In looking over the variety of designs in which this form of the feather symbol occurs, one of the most instructive is shown in figure 8, from a food basin obtained at Sikyatki by Dr Miller, of Prescott, Arizona, after my excavations at that ruin were abandoned. The complete design on this bowl represents a figure with five triangular peripheral extensions from a circular band, and alternating with these are five bundles[15] of feathers of the symbolic form shown in figure 9. This design is probably a sun emblem, although in figures of the sun tail-feathers in four clusters are more common.
The symbol of the feather shown in figure 9 likewise occurs on the head of a snake and that of a bird which is figured on the inside of a ladle found at Sikyatki. It is also represented on the upper surface of several vases in the same relative position to the orifice as those already described and illustrated (figure 3).
12
The symbol of a feather with the markings shown in figure 10 is likewise a common one in the decoration of ancient Hopi ceramics. The design here reproduced (figure 10) is a section of a small, beautiful vase, with the decoration confined to the equatorial region. From this zone hang symbols of feathers, one of which is plainly indicated. These zones are repeated at intervals around the vase. They may be comparable with the feathers tied about modern ceremonial vessels to which I have elsewhere referred.[16]

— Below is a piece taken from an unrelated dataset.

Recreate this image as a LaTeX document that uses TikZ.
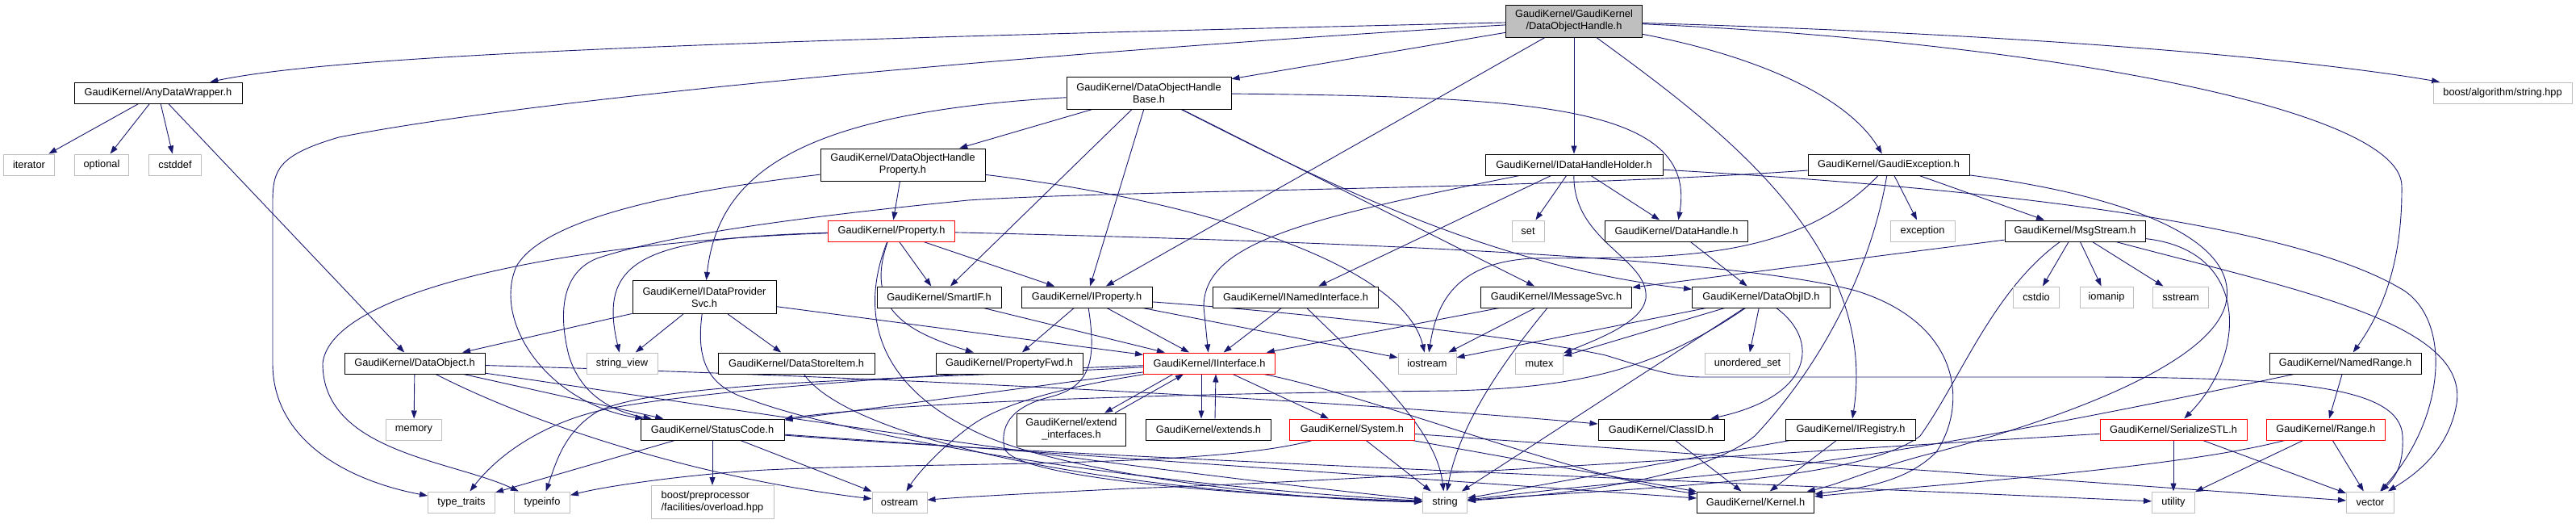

I have attempted in the preceding pages to show the symbolic forms assumed by one letter, the feather, in the alphabet of design on ancient Hopi ceramics. These designs, or some simple modifications of them, occur in almost three-fourths of all the decorated ancient vessels of Tusayan. With a little practice the student can readily recognize them, thus rendering comprehensible a most important element in ancient Hopi symbolism. There are two or three other known letters in this alphabet, representing two or three other types which can be identified with the same ease, but limited space prevents a consideration of them in this article.
As would naturally be the case with an element of decoration so constantly duplicated as the feather, there are numerous instances where it has become so changed that while a figure was 13 probably intended for a feather symbol, it is difficult to prove that it was such. These doubtful cases are not, therefore, discussed from the uncertainty which hangs about their identification.
I believe enough has been written above to show that the feather was regarded by ancient Hopi potters as an important decorative motive, and that its symbolism had significant differentiations, so that even different kinds of feathers were indicated by different markings on those symbols.
Considering also how strong a hold the feather has on the modern Hopi mind in ceremonial usages, I am led to the belief that its influence on the ancient mind was of the same general character. Thus we come back to a belief, taught by other reasoning, that ornamentation of ancient pottery was something higher than simple effort to beautify ceramic wares. The ruling motive in decorating these ancient vessels was a religious one, for in their system everything was under the same sway. Esthetic and religious feelings were not differentiated, the one implied the other, and to elaborately decorate a vessel without introducing a religious symbol was to the ancient potter an impossibility. This union is weaker in the mind of the modern Hopi, yet still potent; but as the new conception of beauty has crowded out the religious element, the character of the pottery and its decoration have deteriorated. Many patterns which once had a religious symbolism are mechanically followed, through conservatism, and pottery of fair character is still made, but every Pueblo shows a marked decadence in the potter's art. As time goes by and the Hopi are more modified by their new environment—contact with civilization—the white crockery of the traders will replace the aboriginal wares. This will lead to a still greater degeneracy of native ceramics, and, if they survive at all, it will be more as a commercial product than a medium of religious expression. It can readily be seen that the decorations on pottery made "for the trade" will no longer be a spontaneous expression of aboriginal art, but imitative of types of beauty which please the purchaser. Into that condition much of the pottery made in pueblos along the railroad has already drifted, and Hopi potters are not behind their neighbors in recognizing those decorative designs which please the buyer and those which are most often rejected. Quite in line with what is said above is the feeling which leads14 some of the best potters of the East Mesa to imitate ancient forms of decorations. These copies are adorned with old patterns because ethnologists ask for ancient ware and purchase vessels with imitations of ancient symbols more eagerly than modern. Trade cannot revive the old religious feeling which expressed itself on ancient Hopi ceramics or resuscitate the defunct intimate union of esthetic and religious inspiration.
Finally, and this is embraced in the primary reason why I am interested in the archeology of the Southwest or any other region, a study of the religious decorative symbols of ancient pottery is an investigation not alone of the peculiarities of one cluster of men and women in ancient Arizona, but of religion in a characteristic environment.[17] A psychologist devises experiments in which he places individual men or animals under conditions to observe how they are thereby affected. Nature has performed a psychological experiment on a grand scale for the ethnologist in the semi-deserts of Arizona, and has set tribes of men in a special environment for our study. The problem of the ethnologist is to consider the effect on religion as shown in the products or expression of the same. The most important ethnic characteristic of man is his religion. It distinguishes him from other animals and embraces all other mental characteristics, sociology, language, and arts.
Man can transmit his religious feelings to posterity by legends and by paleographic records. The former, if not recorded, may suffer changes in transmission, may be colored by successive generations, which have heard them from their elders and passed them along to their children. Paleography does not change. The ancient pictures are the same as when buried in the ancient graves. We may not be able to fully interpret them, but we are sure they have not been materially changed in the years which separate our time from that in which they were drawn. Imperfect as this picture-writing is as a means of transmitting to us the religion of prehistoric Tusayan when compared with written documents, it will in connection with legends yield a rich harvest to the student of the history of the Pueblo beliefs. The investigator who neglects this element in them misses the soul of the study.